» Short exercise
The listing below begins with the first line you should copy; stop after the line containing "ax = fig.add_axes([0.106, 0.2454, 0.797, 0.7046])", and drop every picture.

------------------------------------

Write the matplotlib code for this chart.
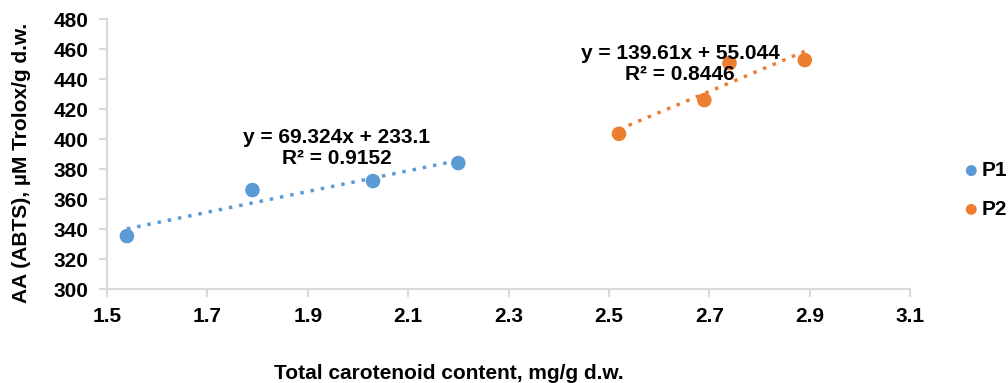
import numpy as np
import matplotlib.pyplot as plt

plt.rcParams['font.family'] = ['Liberation Sans', 'DejaVu Sans']
plt.rcParams['font.weight'] = 'bold'

p1_x = [1.54, 1.79, 2.03, 2.20]
p1_y = [335.3, 366.0, 372.0, 384.0]
p2_x = [2.52, 2.69, 2.74, 2.89]
p2_y = [403.5, 426.0, 450.7, 452.7]

p1_eq = "y = 69.324x + 233.1\nR² = 0.9152"
p2_eq = "y = 139.61x + 55.044\nR² = 0.8446"

blue = '#5B9BD5'
orange = '#ED7D31'
fs = 15

fig = plt.figure(figsize=(10.08, 3.83), dpi=100)
ax = fig.add_axes([0.106, 0.2454, 0.797, 0.7046])

for xs, ys, c, name in [(p1_x, p1_y, blue, 'P1'), (p2_x, p2_y, orange, 'P2')]:
    ax.scatter(xs, ys, s=110, color=c, label=name, zorder=3, edgecolors='none')
    k, b = np.polyfit(xs, ys, 1)
    lx = np.array([min(xs), max(xs)])
    ax.plot(lx, k * lx + b, linestyle=(0, (1, 2)), color=c, lw=2.5, zorder=2)

ax.text(1.958, 394, p1_eq, ha='center', va='center', fontsize=fs,
        fontweight='bold', linespacing=1.15, zorder=4)
ax.text(2.642, 450.3, p2_eq, ha='center', va='center', fontsize=fs,
        fontweight='bold', linespacing=1.15, zorder=4)

ax.set_xlim(1.5, 3.1)
ax.set_ylim(300, 480)
ax.set_xticks(np.arange(1.5, 3.11, 0.2))
ax.set_xticklabels(['1.5', '1.7', '1.9', '2.1', '2.3', '2.5', '2.7', '2.9', '3.1'])
ax.set_yticks(range(300, 481, 20))

for s in ['top', 'right']:
    ax.spines[s].set_visible(False)
for s in ['left', 'bottom']:
    ax.spines[s].set_color('#D9D9D9')
    ax.spines[s].set_linewidth(1.5)
ax.tick_params(axis='both', colors='#D9D9D9', width=1.5, length=6, pad=7,
               labelcolor='black', labelsize=fs)
for lab in ax.get_xticklabels() + ax.get_yticklabels():
    lab.set_fontweight('bold')

fig.text(0.445, 0.0, 'Total carotenoid content, mg/g d.w.', ha='center',
         va='bottom', fontsize=fs, fontweight='bold')
fig.text(0.021, 0.575, 'AA (ABTS), µM Trolox/g d.w.', rotation=90, ha='center',
         va='center', fontsize=fs, fontweight='bold')

ax.legend(loc='center left', bbox_to_anchor=(1.063, 0.367), frameon=False,
          handletextpad=0.0, markerscale=0.75, fontsize=fs, labelspacing=0.95,
          handlelength=1.0, borderpad=0, borderaxespad=0)

fig.savefig('out.png', dpi=100)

------------------------------------

» Written answer
Write the matplotlib code for this chart.
import numpy as np
import matplotlib.pyplot as plt

plt.rcParams['font.family'] = ['Liberation Sans', 'DejaVu Sans']
plt.rcParams['font.weight'] = 'bold'

p1_x = [1.54, 1.79, 2.03, 2.20]
p1_y = [335.3, 366.0, 372.0, 384.0]
p2_x = [2.52, 2.69, 2.74, 2.89]
p2_y = [403.5, 426.0, 450.7, 452.7]

p1_eq = "y = 69.324x + 233.1\nR² = 0.9152"
p2_eq = "y = 139.61x + 55.044\nR² = 0.8446"

blue = '#5B9BD5'
orange = '#ED7D31'
fs = 15

fig = plt.figure(figsize=(10.08, 3.83), dpi=100)
ax = fig.add_axes([0.106, 0.2454, 0.797, 0.7046])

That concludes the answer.